Skip the pictures. Transcribe the rest of the data below without changing a word.

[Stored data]
####################
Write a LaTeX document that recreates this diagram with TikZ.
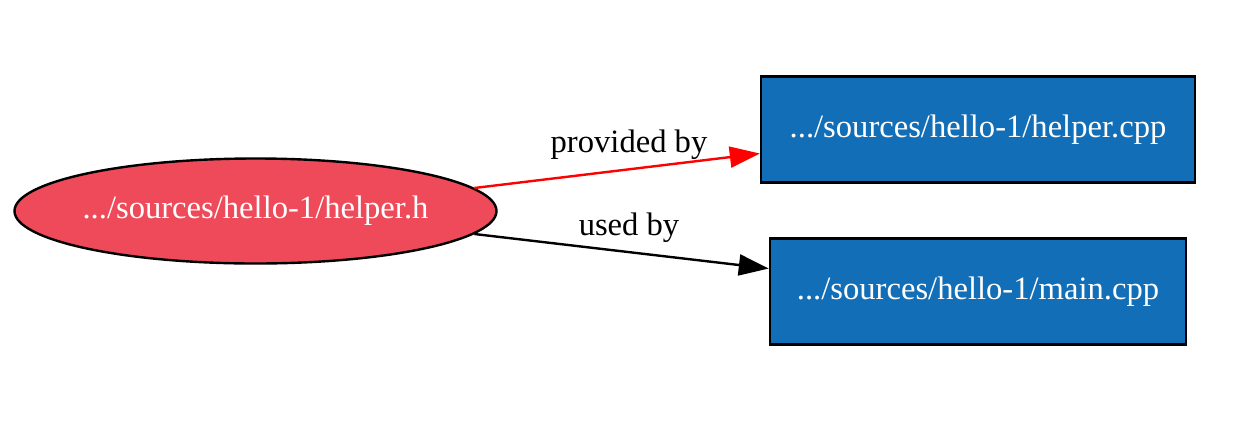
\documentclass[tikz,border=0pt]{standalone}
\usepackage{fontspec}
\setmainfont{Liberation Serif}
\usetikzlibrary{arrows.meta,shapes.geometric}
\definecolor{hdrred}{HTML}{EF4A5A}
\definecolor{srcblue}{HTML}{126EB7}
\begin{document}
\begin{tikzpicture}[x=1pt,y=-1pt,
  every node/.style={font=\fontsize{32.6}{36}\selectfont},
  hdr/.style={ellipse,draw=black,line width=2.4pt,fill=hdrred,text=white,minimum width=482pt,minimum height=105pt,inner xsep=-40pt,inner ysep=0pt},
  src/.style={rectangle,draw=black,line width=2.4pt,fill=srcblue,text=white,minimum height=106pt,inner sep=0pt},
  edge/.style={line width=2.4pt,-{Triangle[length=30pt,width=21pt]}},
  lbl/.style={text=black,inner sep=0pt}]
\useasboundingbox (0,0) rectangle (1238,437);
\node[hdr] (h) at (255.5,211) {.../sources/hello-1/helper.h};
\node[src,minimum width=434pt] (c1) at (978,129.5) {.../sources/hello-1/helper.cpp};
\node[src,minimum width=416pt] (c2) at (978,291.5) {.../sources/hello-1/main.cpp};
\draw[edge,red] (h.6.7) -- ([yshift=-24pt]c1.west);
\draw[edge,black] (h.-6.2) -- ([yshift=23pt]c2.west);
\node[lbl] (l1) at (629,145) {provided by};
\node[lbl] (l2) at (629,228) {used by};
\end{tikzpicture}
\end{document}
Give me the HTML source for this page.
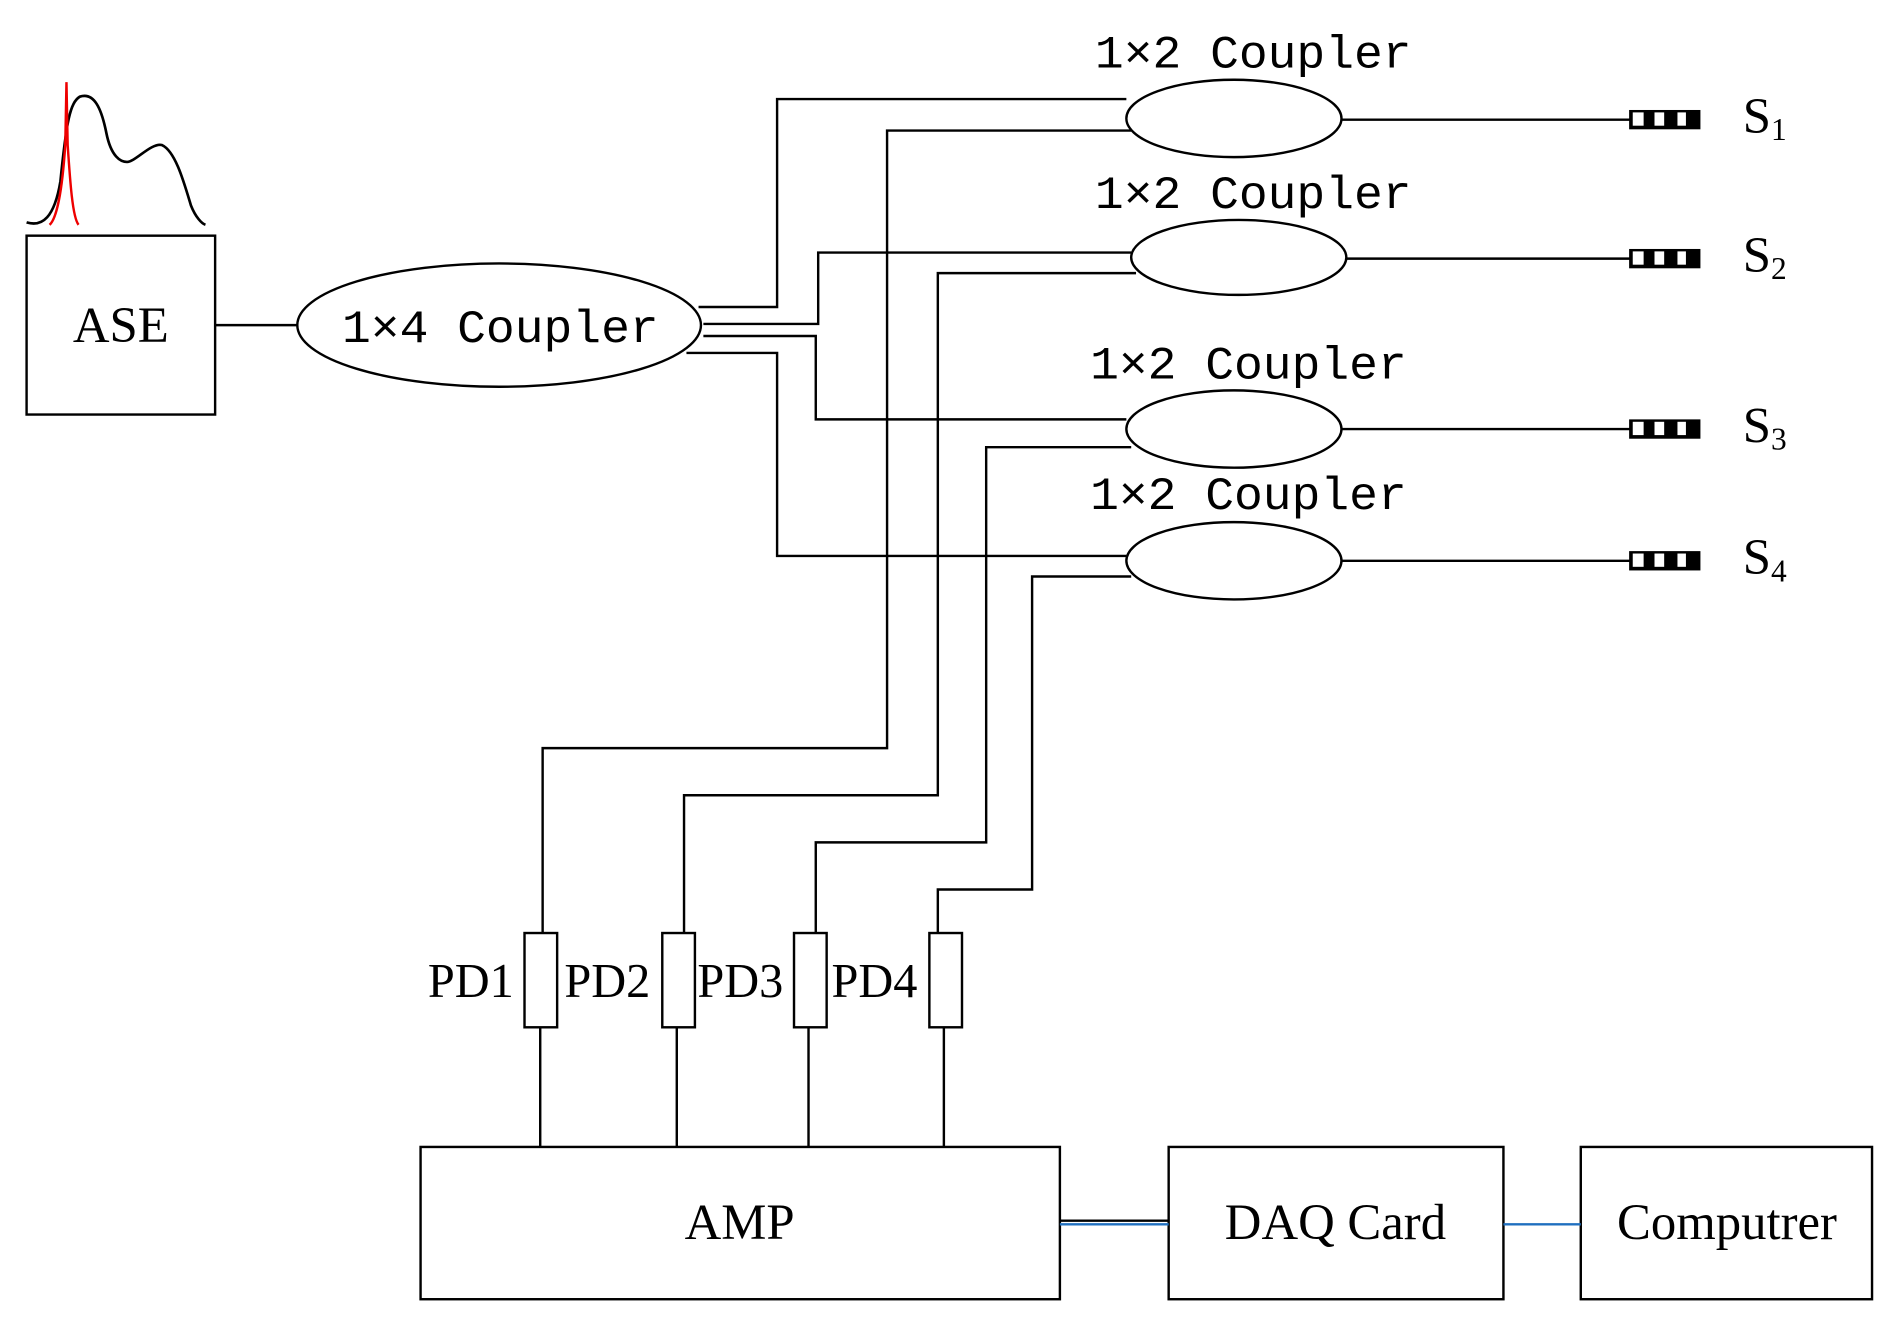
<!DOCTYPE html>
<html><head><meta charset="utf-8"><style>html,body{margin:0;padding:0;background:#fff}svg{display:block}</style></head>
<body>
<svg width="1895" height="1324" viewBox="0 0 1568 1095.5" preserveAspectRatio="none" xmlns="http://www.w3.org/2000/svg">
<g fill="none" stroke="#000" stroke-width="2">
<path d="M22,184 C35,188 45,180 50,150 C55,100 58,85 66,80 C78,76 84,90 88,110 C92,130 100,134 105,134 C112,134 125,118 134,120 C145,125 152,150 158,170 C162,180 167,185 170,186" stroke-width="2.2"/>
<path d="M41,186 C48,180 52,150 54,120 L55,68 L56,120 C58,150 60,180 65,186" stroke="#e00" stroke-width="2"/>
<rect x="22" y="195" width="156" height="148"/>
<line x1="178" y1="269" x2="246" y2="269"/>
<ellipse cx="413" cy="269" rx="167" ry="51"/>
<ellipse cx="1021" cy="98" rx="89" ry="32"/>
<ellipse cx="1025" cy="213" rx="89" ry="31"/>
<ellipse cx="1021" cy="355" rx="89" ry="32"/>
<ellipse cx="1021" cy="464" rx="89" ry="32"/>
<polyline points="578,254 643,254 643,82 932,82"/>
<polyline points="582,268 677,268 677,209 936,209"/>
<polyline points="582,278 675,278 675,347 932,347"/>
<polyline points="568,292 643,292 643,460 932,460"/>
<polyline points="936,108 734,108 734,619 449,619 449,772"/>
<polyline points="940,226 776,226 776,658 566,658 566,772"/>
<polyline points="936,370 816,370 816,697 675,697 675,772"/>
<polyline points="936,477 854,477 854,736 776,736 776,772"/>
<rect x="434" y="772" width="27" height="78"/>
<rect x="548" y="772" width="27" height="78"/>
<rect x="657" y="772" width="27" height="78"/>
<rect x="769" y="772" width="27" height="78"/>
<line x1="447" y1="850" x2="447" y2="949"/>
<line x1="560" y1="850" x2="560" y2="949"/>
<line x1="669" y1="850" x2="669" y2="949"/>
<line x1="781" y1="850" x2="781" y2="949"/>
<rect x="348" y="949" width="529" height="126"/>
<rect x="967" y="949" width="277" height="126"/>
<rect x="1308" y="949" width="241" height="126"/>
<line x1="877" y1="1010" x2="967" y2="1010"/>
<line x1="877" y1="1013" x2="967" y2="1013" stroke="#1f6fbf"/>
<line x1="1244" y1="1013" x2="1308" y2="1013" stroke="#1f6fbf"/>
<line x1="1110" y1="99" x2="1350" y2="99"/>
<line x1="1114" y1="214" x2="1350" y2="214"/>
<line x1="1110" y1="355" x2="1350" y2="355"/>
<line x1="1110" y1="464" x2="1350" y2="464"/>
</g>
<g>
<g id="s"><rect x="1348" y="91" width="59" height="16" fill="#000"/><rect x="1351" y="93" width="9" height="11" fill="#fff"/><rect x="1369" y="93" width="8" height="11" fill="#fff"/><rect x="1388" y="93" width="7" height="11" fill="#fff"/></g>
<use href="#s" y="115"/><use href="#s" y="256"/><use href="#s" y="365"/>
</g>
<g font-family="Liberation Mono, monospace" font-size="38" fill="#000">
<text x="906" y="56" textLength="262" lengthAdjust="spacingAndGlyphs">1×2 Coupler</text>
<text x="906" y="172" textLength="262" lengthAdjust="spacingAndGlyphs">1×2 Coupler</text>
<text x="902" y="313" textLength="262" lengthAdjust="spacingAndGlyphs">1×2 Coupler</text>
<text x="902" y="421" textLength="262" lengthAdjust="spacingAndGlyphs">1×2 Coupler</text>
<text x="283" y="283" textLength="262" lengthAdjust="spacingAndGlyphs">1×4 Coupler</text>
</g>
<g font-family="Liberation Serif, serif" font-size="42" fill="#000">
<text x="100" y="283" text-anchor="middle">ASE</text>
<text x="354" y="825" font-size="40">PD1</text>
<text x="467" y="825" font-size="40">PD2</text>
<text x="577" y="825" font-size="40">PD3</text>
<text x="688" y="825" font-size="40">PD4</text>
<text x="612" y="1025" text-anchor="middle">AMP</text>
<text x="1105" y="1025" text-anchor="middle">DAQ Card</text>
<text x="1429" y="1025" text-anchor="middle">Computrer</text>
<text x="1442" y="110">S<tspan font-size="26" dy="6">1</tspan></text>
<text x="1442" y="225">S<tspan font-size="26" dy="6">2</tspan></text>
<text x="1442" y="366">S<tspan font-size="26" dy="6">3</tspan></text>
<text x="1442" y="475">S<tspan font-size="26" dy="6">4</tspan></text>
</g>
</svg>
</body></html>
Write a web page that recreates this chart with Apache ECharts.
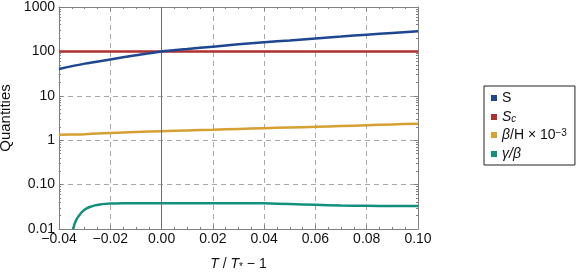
####################
--- ANSWER ---
Write a LaTeX document that recreates this diagram with TikZ.
\documentclass[tikz,border=0pt]{standalone}
\usepackage{fontspec}
\setmainfont{Liberation Serif}
\usetikzlibrary{arrows.meta,shapes.geometric}
\definecolor{hdrred}{HTML}{EF4A5A}
\definecolor{srcblue}{HTML}{126EB7}
\begin{document}
\begin{tikzpicture}[x=1pt,y=-1pt,
  every node/.style={font=\fontsize{32.6}{36}\selectfont},
  hdr/.style={ellipse,draw=black,line width=2.4pt,fill=hdrred,text=white,minimum width=482pt,minimum height=105pt,inner xsep=-40pt,inner ysep=0pt},
  src/.style={rectangle,draw=black,line width=2.4pt,fill=srcblue,text=white,minimum height=106pt,inner sep=0pt},
  edge/.style={line width=2.4pt,-{Triangle[length=30pt,width=21pt]}},
  lbl/.style={text=black,inner sep=0pt}]
\useasboundingbox (0,0) rectangle (1238,437);
\node[hdr] (h) at (255.5,211) {.../sources/hello-1/helper.h};
\node[src,minimum width=434pt] (c1) at (978,129.5) {.../sources/hello-1/helper.cpp};
\node[src,minimum width=416pt] (c2) at (978,291.5) {.../sources/hello-1/main.cpp};
\draw[edge,red] (h.6.7) -- ([yshift=-24pt]c1.west);
\draw[edge,black] (h.-6.2) -- ([yshift=23pt]c2.west);
\node[lbl] (l1) at (629,145) {provided by};
\node[lbl] (l2) at (629,228) {used by};
\end{tikzpicture}
\end{document}
Give me the HTML source for this page.
<!DOCTYPE html>
<html><head><meta charset="utf-8"><style>html,body{margin:0;padding:0;background:#fff}svg{display:block}</style></head>
<body>
<svg width="1895" height="1324" viewBox="0 0 1568 1095.5" preserveAspectRatio="none" xmlns="http://www.w3.org/2000/svg">
<g fill="none" stroke="#000" stroke-width="2">
<path d="M22,184 C35,188 45,180 50,150 C55,100 58,85 66,80 C78,76 84,90 88,110 C92,130 100,134 105,134 C112,134 125,118 134,120 C145,125 152,150 158,170 C162,180 167,185 170,186" stroke-width="2.2"/>
<path d="M41,186 C48,180 52,150 54,120 L55,68 L56,120 C58,150 60,180 65,186" stroke="#e00" stroke-width="2"/>
<rect x="22" y="195" width="156" height="148"/>
<line x1="178" y1="269" x2="246" y2="269"/>
<ellipse cx="413" cy="269" rx="167" ry="51"/>
<ellipse cx="1021" cy="98" rx="89" ry="32"/>
<ellipse cx="1025" cy="213" rx="89" ry="31"/>
<ellipse cx="1021" cy="355" rx="89" ry="32"/>
<ellipse cx="1021" cy="464" rx="89" ry="32"/>
<polyline points="578,254 643,254 643,82 932,82"/>
<polyline points="582,268 677,268 677,209 936,209"/>
<polyline points="582,278 675,278 675,347 932,347"/>
<polyline points="568,292 643,292 643,460 932,460"/>
<polyline points="936,108 734,108 734,619 449,619 449,772"/>
<polyline points="940,226 776,226 776,658 566,658 566,772"/>
<polyline points="936,370 816,370 816,697 675,697 675,772"/>
<polyline points="936,477 854,477 854,736 776,736 776,772"/>
<rect x="434" y="772" width="27" height="78"/>
<rect x="548" y="772" width="27" height="78"/>
<rect x="657" y="772" width="27" height="78"/>
<rect x="769" y="772" width="27" height="78"/>
<line x1="447" y1="850" x2="447" y2="949"/>
<line x1="560" y1="850" x2="560" y2="949"/>
<line x1="669" y1="850" x2="669" y2="949"/>
<line x1="781" y1="850" x2="781" y2="949"/>
<rect x="348" y="949" width="529" height="126"/>
<rect x="967" y="949" width="277" height="126"/>
<rect x="1308" y="949" width="241" height="126"/>
<line x1="877" y1="1010" x2="967" y2="1010"/>
<line x1="877" y1="1013" x2="967" y2="1013" stroke="#1f6fbf"/>
<line x1="1244" y1="1013" x2="1308" y2="1013" stroke="#1f6fbf"/>
<line x1="1110" y1="99" x2="1350" y2="99"/>
<line x1="1114" y1="214" x2="1350" y2="214"/>
<line x1="1110" y1="355" x2="1350" y2="355"/>
<line x1="1110" y1="464" x2="1350" y2="464"/>
</g>
<g>
<g id="s"><rect x="1348" y="91" width="59" height="16" fill="#000"/><rect x="1351" y="93" width="9" height="11" fill="#fff"/><rect x="1369" y="93" width="8" height="11" fill="#fff"/><rect x="1388" y="93" width="7" height="11" fill="#fff"/></g>
<use href="#s" y="115"/><use href="#s" y="256"/><use href="#s" y="365"/>
</g>
<g font-family="Liberation Mono, monospace" font-size="38" fill="#000">
<text x="906" y="56" textLength="262" lengthAdjust="spacingAndGlyphs">1×2 Coupler</text>
<text x="906" y="172" textLength="262" lengthAdjust="spacingAndGlyphs">1×2 Coupler</text>
<text x="902" y="313" textLength="262" lengthAdjust="spacingAndGlyphs">1×2 Coupler</text>
<text x="902" y="421" textLength="262" lengthAdjust="spacingAndGlyphs">1×2 Coupler</text>
<text x="283" y="283" textLength="262" lengthAdjust="spacingAndGlyphs">1×4 Coupler</text>
</g>
<g font-family="Liberation Serif, serif" font-size="42" fill="#000">
<text x="100" y="283" text-anchor="middle">ASE</text>
<text x="354" y="825" font-size="40">PD1</text>
<text x="467" y="825" font-size="40">PD2</text>
<text x="577" y="825" font-size="40">PD3</text>
<text x="688" y="825" font-size="40">PD4</text>
<text x="612" y="1025" text-anchor="middle">AMP</text>
<text x="1105" y="1025" text-anchor="middle">DAQ Card</text>
<text x="1429" y="1025" text-anchor="middle">Computrer</text>
<text x="1442" y="110">S<tspan font-size="26" dy="6">1</tspan></text>
<text x="1442" y="225">S<tspan font-size="26" dy="6">2</tspan></text>
<text x="1442" y="366">S<tspan font-size="26" dy="6">3</tspan></text>
<text x="1442" y="475">S<tspan font-size="26" dy="6">4</tspan></text>
</g>
</svg>
</body></html>
Write a web page that recreates this chart with Apache ECharts.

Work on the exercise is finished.